After two months of desperate resistance, the last surviving Norwegian and British defenders of Norway are overwhelmed by the Germans, and the country is forced to capitulate to the Nazis.
Two months earlier, on April 9, Nazi Germany launched its invasion of Norway, capturing several strategic points along the Norwegian coast. During the preliminary phase of the invasion, Norwegian fascist forces under Vidkun Quisling acted as a so-called “fifth column” for the German invaders, seizing Norway’s nerve centers, spreading false rumors, and occupying military bases and other locations.
Vidkun Quisling served as the Norwegian minister of defense from 1931 to 1933, and in 1934 he left the ruling party to establish the Nasjonal Samling, or National Unity Party, in imitation of Adolf Hitler’s Nazi Party. Although Norway declared neutrality at the outbreak of World War II, Nazi Germany regarded the occupation of Norway a strategic and economic necessity. In the spring of 1940, Vidkun Quisling traveled to Berlin to meet with Nazi command and plan the German conquest of his country. On April 9, the combined German forces attacked without warning, and by June 10 Hitler had conquered Norway and driven all Allied forces from the country.
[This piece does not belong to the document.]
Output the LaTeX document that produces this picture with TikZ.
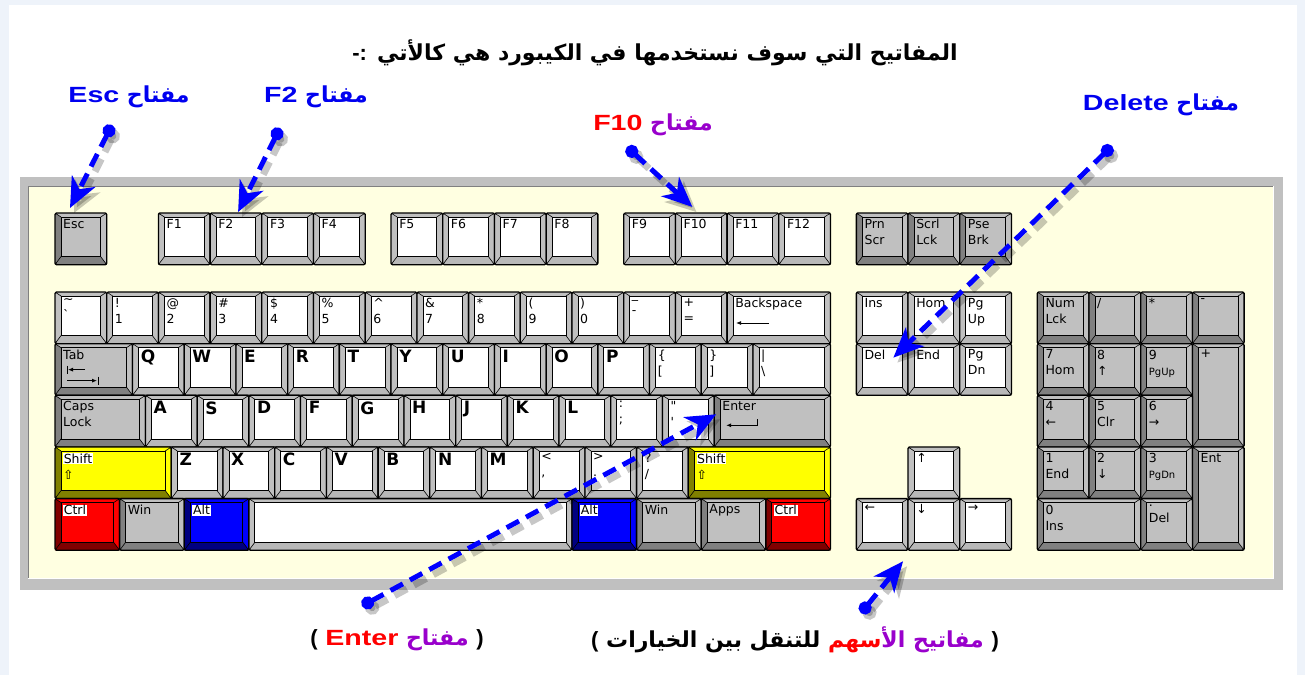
\documentclass[tikz,border=0pt]{standalone}
\usepackage{fontspec}
\usetikzlibrary{calc,arrows.meta}
\TeXXeTstate=1
\newfontfamily\arabicfont[Script=Arabic]{DejaVu Sans}
\newfontfamily\kf{DejaVu Sans}
\newfontfamily\latf[FakeStretch=1.3]{Liberation Sans}
\newfontfamily\parf{Liberation Sans}
\definecolor{bgblue}{HTML}{EEF3FA}
\definecolor{cream}{HTML}{FFFFE1}
\definecolor{frameg}{HTML}{C0C0C0}
\definecolor{lblue}{HTML}{0000F0}
\definecolor{purp}{HTML}{9900CC}
\definecolor{kwF}{HTML}{FFFFFF}\definecolor{kwS}{HTML}{C0C0C0}\definecolor{kwL}{HTML}{C0C0C0}\definecolor{kwB}{HTML}{B8B8B8}
\definecolor{kgF}{HTML}{C0C0C0}\definecolor{kgS}{HTML}{C0C0C0}\definecolor{kgL}{HTML}{808080}\definecolor{kgB}{HTML}{808080}
\definecolor{kyF}{HTML}{FFFF00}\definecolor{kyS}{HTML}{FFFF00}\definecolor{kyL}{HTML}{808000}\definecolor{kyB}{HTML}{808000}
\definecolor{krF}{HTML}{FF0000}\definecolor{krS}{HTML}{FF0000}\definecolor{krL}{HTML}{800000}\definecolor{krB}{HTML}{800000}
\definecolor{kbF}{HTML}{0000FF}\definecolor{kbS}{HTML}{0000FF}\definecolor{kbL}{HTML}{000080}\definecolor{kbB}{HTML}{000080}
\newcommand\wb[1]{{\setlength\fboxsep{0.6pt}\colorbox{white}{#1}}}
\newcommand\lt[1]{{\bfseries\fontsize{17}{17}\selectfont #1}}
\newcommand\kk[7]{%
 \pgfmathsetmacro\kxa{55+#2*51.7}%
 \pgfmathsetmacro\kw{#4*51.7}%
 \pgfmathsetmacro\kh{#5*51.65}%
 \node[keyn, minimum width=\kw pt, minimum height=\kh pt, anchor=north west] (#1) at (\kxa,#3) {};%
 \fill[#6S, rounded corners=2pt] (#1.north west) rectangle (#1.south east);%
 \fill[#6L] (#1.north west) -- ($(#1.north west)+(6,4)$) -- ($(#1.south west)+(6,-8)$) -- (#1.south west) -- cycle;%
 \fill[#6B] (#1.south west) -- ($(#1.south west)+(6,-8)$) -- ($(#1.south east)+(-6,-8)$) -- (#1.south east) -- cycle;%
 \draw[line width=0.6pt] (#1.north west) -- ++(6,4) (#1.north east) -- ++(-6,4) (#1.south west) -- ++(6,-8) (#1.south east) -- ++(-6,-8);%
 \draw[fill=#6F, line width=0.8pt] ($(#1.north west)+(6,4)$) rectangle ($(#1.south east)+(-6,-8)$);%
 \draw[line width=1.3pt, rounded corners=1.5pt] (#1.north west) rectangle (#1.south east);%
 \node[klab] at ($(#1.north west)+(8,6)$) {#7};%
}
\tikzset{
 keyn/.style={draw=none, inner sep=0pt, outer sep=0pt},
 klab/.style={anchor=north west, align=left, inner sep=0pt, font=\kf\fontsize{12.5}{16}\selectfont},
 arlab/.style={inner sep=0pt, font=\arabicfont\bfseries\fontsize{22}{26}\selectfont},
 conn/.style={draw=blue, line width=5pt, dash pattern=on 14pt off 8pt,
   arrows={Circle[length=13pt]-Stealth[length=30pt,width=26pt,inset=9pt]}},
 connsh/.style={draw=black, opacity=0.22, line width=7pt, dash pattern=on 14pt off 8pt,
   arrows={Circle[length=14pt]-Stealth[length=30pt,width=28pt,inset=9pt]},
   transform canvas={shift={(4pt,-5pt)}}},
 tkarrow/.style={line width=0.8pt, -{Latex[length=5pt,width=4pt]}}
}
\begin{document}
\begin{tikzpicture}[x=1pt,y=-1pt]
\useasboundingbox (0,0) rectangle (1305,675);
\fill[bgblue] (0,0) rectangle (1305,675);
\fill[white] (9,5) rectangle (1297,675);
% keyboard frame
\fill[frameg] (20,177) rectangle (1283,590);
\fill[cream] (28,186) rectangle (1273,578);
\draw[black!50, line width=1pt] (28,578) -- (28,186) -- (1273,186);
\draw[white, line width=1pt] (1273.5,186) -- (1273.5,578.5) -- (28,578.5);
\def\rA{213}\def\rB{292}\def\rC{343.65}\def\rD{395.3}\def\rE{446.95}\def\rF{498.6}
% function row
\kk{kesc}{0}{\rA}{1}{1}{kg}{Esc}
\kk{kf1}{2}{\rA}{1}{1}{kw}{F1}
\kk{kf2}{3}{\rA}{1}{1}{kw}{F2}
\kk{kf3}{4}{\rA}{1}{1}{kw}{F3}
\kk{kf4}{5}{\rA}{1}{1}{kw}{F4}
\kk{kf5}{6.5}{\rA}{1}{1}{kw}{F5}
\kk{kf6}{7.5}{\rA}{1}{1}{kw}{F6}
\kk{kf7}{8.5}{\rA}{1}{1}{kw}{F7}
\kk{kf8}{9.5}{\rA}{1}{1}{kw}{F8}
\kk{kf9}{11}{\rA}{1}{1}{kw}{F9}
\kk{kf10}{12}{\rA}{1}{1}{kw}{F10}
\kk{kf11}{13}{\rA}{1}{1}{kw}{F11}
\kk{kf12}{14}{\rA}{1}{1}{kw}{F12}
\kk{kprn}{15.5}{\rA}{1}{1}{kg}{Prn\\Scr}
\kk{kscr}{16.5}{\rA}{1}{1}{kg}{Scrl\\Lck}
\kk{kpse}{17.5}{\rA}{1}{1}{kg}{Pse\\Brk}
% number row
\kk{ktil}{0}{\rB}{1}{1}{kw}{\textasciitilde\\\textasciigrave}
\kk{kn1}{1}{\rB}{1}{1}{kw}{!\\1}
\kk{kn2}{2}{\rB}{1}{1}{kw}{@\\2}
\kk{kn3}{3}{\rB}{1}{1}{kw}{\#\\3}
\kk{kn4}{4}{\rB}{1}{1}{kw}{\$\\4}
\kk{kn5}{5}{\rB}{1}{1}{kw}{\%\\5}
\kk{kn6}{6}{\rB}{1}{1}{kw}{\textasciicircum\\6}
\kk{kn7}{7}{\rB}{1}{1}{kw}{\&\\7}
\kk{kn8}{8}{\rB}{1}{1}{kw}{*\\8}
\kk{kn9}{9}{\rB}{1}{1}{kw}{(\\9}
\kk{kn0}{10}{\rB}{1}{1}{kw}{)\\0}
\kk{kmin}{11}{\rB}{1}{1}{kw}{\_\\-}
\kk{keq}{12}{\rB}{1}{1}{kw}{+\\=}
\kk{kbksp}{13}{\rB}{2}{1}{kw}{Backspace}
\kk{kins}{15.5}{\rB}{1}{1}{kw}{Ins}
\kk{khom}{16.5}{\rB}{1}{1}{kw}{Hom}
\kk{kpgu}{17.5}{\rB}{1}{1}{kw}{Pg\\Up}
\kk{knum}{19}{\rB}{1}{1}{kg}{Num\\Lck}
\kk{kdiv}{20}{\rB}{1}{1}{kg}{/}
\kk{kmul}{21}{\rB}{1}{1}{kg}{*}
\kk{ksub}{22}{\rB}{1}{1}{kg}{-}
% Q row
\kk{ktab}{0}{\rC}{1.5}{1}{kg}{Tab}
\kk{kq}{1.5}{\rC}{1}{1}{kw}{\lt{Q}}
\kk{kw}{2.5}{\rC}{1}{1}{kw}{\lt{W}}
\kk{ke}{3.5}{\rC}{1}{1}{kw}{\lt{E}}
\kk{kr}{4.5}{\rC}{1}{1}{kw}{\lt{R}}
\kk{kt}{5.5}{\rC}{1}{1}{kw}{\lt{T}}
\kk{ky}{6.5}{\rC}{1}{1}{kw}{\lt{Y}}
\kk{ku}{7.5}{\rC}{1}{1}{kw}{\lt{U}}
\kk{ki}{8.5}{\rC}{1}{1}{kw}{\lt{I}}
\kk{ko}{9.5}{\rC}{1}{1}{kw}{\lt{O}}
\kk{kp}{10.5}{\rC}{1}{1}{kw}{\lt{P}}
\kk{klbr}{11.5}{\rC}{1}{1}{kw}{\{\\{[}}
\kk{krbr}{12.5}{\rC}{1}{1}{kw}{\}\\{]}}
\kk{kbsl}{13.5}{\rC}{1.5}{1}{kw}{\textbar\\\textbackslash}
\kk{kdel}{15.5}{\rC}{1}{1}{kw}{Del}
\kk{kend}{16.5}{\rC}{1}{1}{kw}{End}
\kk{kpgd}{17.5}{\rC}{1}{1}{kw}{Pg\\Dn}
\kk{kp7}{19}{\rC}{1}{1}{kg}{7\\Hom}
\kk{kp8}{20}{\rC}{1}{1}{kg}{8\\↑}
\kk{kp9}{21}{\rC}{1}{1}{kg}{9\\{\fontsize{10}{10}\selectfont PgUp}}
\kk{kplus}{22}{\rC}{1}{2}{kg}{+}
% A row
\kk{kcaps}{0}{\rD}{1.75}{1}{kg}{Caps\\Lock}
\kk{ka}{1.75}{\rD}{1}{1}{kw}{\lt{A}}
\kk{ks}{2.75}{\rD}{1}{1}{kw}{\lt{S}}
\kk{kd}{3.75}{\rD}{1}{1}{kw}{\lt{D}}
\kk{kf}{4.75}{\rD}{1}{1}{kw}{\lt{F}}
\kk{kg}{5.75}{\rD}{1}{1}{kw}{\lt{G}}
\kk{kh}{6.75}{\rD}{1}{1}{kw}{\lt{H}}
\kk{kj}{7.75}{\rD}{1}{1}{kw}{\lt{J}}
\kk{kk}{8.75}{\rD}{1}{1}{kw}{\lt{K}}
\kk{kl}{9.75}{\rD}{1}{1}{kw}{\lt{L}}
\kk{ksemi}{10.75}{\rD}{1}{1}{kw}{:\\;}
\kk{kquo}{11.75}{\rD}{1}{1}{kw}{"\\\textquotesingle}
\kk{kent}{12.75}{\rD}{2.25}{1}{kg}{Enter}
\kk{kp4}{19}{\rD}{1}{1}{kg}{4\\←}
\kk{kp5}{20}{\rD}{1}{1}{kg}{5\\Clr}
\kk{kp6}{21}{\rD}{1}{1}{kg}{6\\→}
% Z row
\kk{klsh}{0}{\rE}{2.25}{1}{ky}{\wb{Shift}\\⇧}
\kk{kz}{2.25}{\rE}{1}{1}{kw}{\lt{Z}}
\kk{kx}{3.25}{\rE}{1}{1}{kw}{\lt{X}}
\kk{kc}{4.25}{\rE}{1}{1}{kw}{\lt{C}}
\kk{kv}{5.25}{\rE}{1}{1}{kw}{\lt{V}}
\kk{kb}{6.25}{\rE}{1}{1}{kw}{\lt{B}}
\kk{kn}{7.25}{\rE}{1}{1}{kw}{\lt{N}}
\kk{km}{8.25}{\rE}{1}{1}{kw}{\lt{M}}
\kk{kcom}{9.25}{\rE}{1}{1}{kw}{<\\,}
\kk{kper}{10.25}{\rE}{1}{1}{kw}{>\\.}
\kk{ksla}{11.25}{\rE}{1}{1}{kw}{?\\/}
\kk{krsh}{12.25}{\rE}{2.75}{1}{ky}{\wb{Shift}\\⇧}
\kk{kup}{16.5}{\rE}{1}{1}{kw}{↑}
\kk{kp1}{19}{\rE}{1}{1}{kg}{1\\End}
\kk{kp2}{20}{\rE}{1}{1}{kg}{2\\↓}
\kk{kp3}{21}{\rE}{1}{1}{kg}{3\\{\fontsize{10}{10}\selectfont PgDn}}
\kk{kpent}{22}{\rE}{1}{2}{kg}{Ent}
% bottom row
\kk{klctl}{0}{\rF}{1.25}{1}{kr}{\wb{Ctrl}}
\kk{klwin}{1.25}{\rF}{1.25}{1}{kg}{Win}
\kk{klalt}{2.5}{\rF}{1.25}{1}{kb}{\wb{Alt}}
\kk{kspace}{3.75}{\rF}{6.25}{1}{kw}{}
\kk{kralt}{10}{\rF}{1.25}{1}{kb}{\wb{Alt}}
\kk{krwin}{11.25}{\rF}{1.25}{1}{kg}{Win}
\kk{kapps}{12.5}{\rF}{1.25}{1}{kg}{Apps}
\kk{krctl}{13.75}{\rF}{1.25}{1}{kr}{\wb{Ctrl}}
\kk{kleft}{15.5}{\rF}{1}{1}{kw}{←}
\kk{kdown}{16.5}{\rF}{1}{1}{kw}{↓}
\kk{kright}{17.5}{\rF}{1}{1}{kw}{→}
\kk{kp0}{19}{\rF}{2}{1}{kg}{0\\Ins}
\kk{kpdot}{21}{\rF}{1}{1}{kg}{.\\Del}
% key symbols
\draw[tkarrow] ($(ktab.north west)+(30,26)$) -- ($(ktab.north west)+(13,26)$);
\draw[line width=0.8pt] ($(ktab.north west)+(12,22)$) -- ++(0,8);
\draw[tkarrow] ($(ktab.north west)+(12,37)$) -- ($(ktab.north west)+(42,37)$);
\draw[line width=0.8pt] ($(ktab.north west)+(43,33)$) -- ++(0,8);
\draw[tkarrow] ($(kbksp.north west)+(42,31)$) -- ($(kbksp.north west)+(9,31)$);
\draw[tkarrow] ($(kent.north west)+(43,24)$) -- ++(0,6) -- ($(kent.north west)+(12,30)$);
% texts
\node[arlab] (title) at (655,53) {{\parf\bfseries -:} \beginR المفاتيح التي سوف نستخدمها في الكيبورد هي كالأتي\endR};
\node[arlab, text=lblue] (lesc) at (129,97) {\beginR مفتاح {\latf\beginL Esc\endL}\endR};
\node[arlab, text=lblue] (lf2) at (316,97) {\beginR مفتاح {\latf\beginL F2\endL}\endR};
\node[arlab] (lf10) at (653,125) {{\latf\color{red}F10} {\color{purp}مفتاح}};
\node[arlab, text=lblue] (ldel) at (1161,105) {\beginR مفتاح {\latf\beginL Delete\endL}\endR};
\node[arlab] (lenter) at (397,640) {{\parf\bfseries(} {\latf\color{red}Enter} {\color{purp}مفتاح} {\parf\bfseries)}};
\node[arlab] (larrows) at (795,640) {{\parf\bfseries(} \beginR للتنقل بين الخيارات\endR\ {\color{red}سهم}{\color{purp}الأ} {\color{purp}مفاتيح} {\parf\bfseries)}};
% connectors
\coordinate (escdot) at (112,125);
\coordinate (esctip) at ($(kesc.north west)+(15,-5)$);
\coordinate (f2dot) at (280,128);
\coordinate (f2tip) at ($(kf2.north west)+(28,-1)$);
\coordinate (f10dot) at (627,147);
\coordinate (f10tip) at ($(kf10.north west)+(17,-6)$);
\coordinate (deldot) at (1112,146);
\coordinate (deltip) at ($(kdel.north west)+(37,14)$);
\coordinate (entdot) at (362,606);
\coordinate (enttip) at ($(kent.north west)+(2,19)$);
\coordinate (arrdot) at (861,613);
\coordinate (arrtip) at ($(kdown.south west)+(-5,11)$);
\foreach \a in {esc,f2,f10,del,ent,arr}{
  \draw[connsh] (\a dot) -- (\a tip);
  \draw[conn] (\a dot) -- (\a tip);
}
\end{tikzpicture}
\end{document}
Although Quisling was the head of the only political party permitted by the Nazis, opposition to him in Norway was so great that it was not until February 1942 that he was able to formally establish his puppet government in Oslo. Under the authority of his Nazi commissioner, Josef Terboven, Quisling set up a repressive regime that was merciless toward those who defied it. However, Norway’s resistance movement soon became the most effective in all Nazi-occupied Europe, and Quisling’s authority rapidly waned. After the German surrender in May 1945, Quisling was arrested, convicted of high treason, and shot. From his name comes the word quisling, meaning “traitor” in several languages.